Denn in der Sache Dreyfus standen die Klerikalen wieder einmal auf der falschen Seite. Wie vor 1938, als sie deutsch-tümelnd übersahen, daß Nazideutschland zur Weltgefahr heranwuchs. Und wie nach 1945, als sie sich der Linken anbiederten, während der sowjetische Imperialismus sich ein Stück der Weltkarte nach dem anderen, dank vorausgegangener Demokratisierung durch den Westen aneignet.

In der Sache Dreyfus gewährten die Klerikalen ihren Gegnern einen durchaus gerechtfertigten Triumph, weil man in geistlichen Rängen glaubte, gemeinsam mit der radikalen Rechten antisemitein zu müssen, obwohl doch etwa ein Lueger ohne seine Juden und seine Aristokraten wahrscheinlich nicht sehr weit gekommen wäre.

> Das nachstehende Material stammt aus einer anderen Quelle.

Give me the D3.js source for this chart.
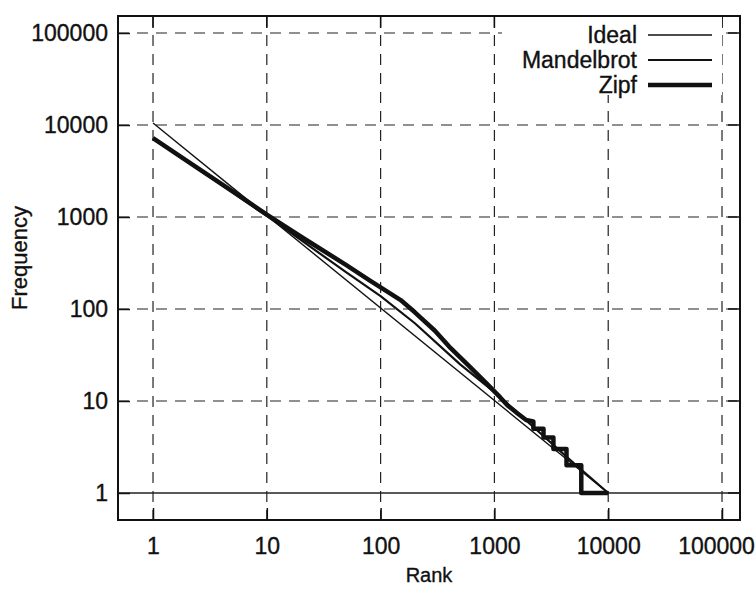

Die Blamage der Klerikalen in der Sache des armen, zu Unrecht verurteilten Dreyfus war so gigantisch, daß sie bis heute nachwirkt und dementsprechend in rhythmischen Abständen ausgeschlachtet wird. Und immer unter Aufbietung enormen Könnens. Denn immer sind es die anderen, die etwas können. Daß der Papst und die „Nichtengagierten" mit all dem nichts zu tun haben, zeigt sich zwar gerade jetzt sehr deutlich, steht aber auf einem anderen Blatt.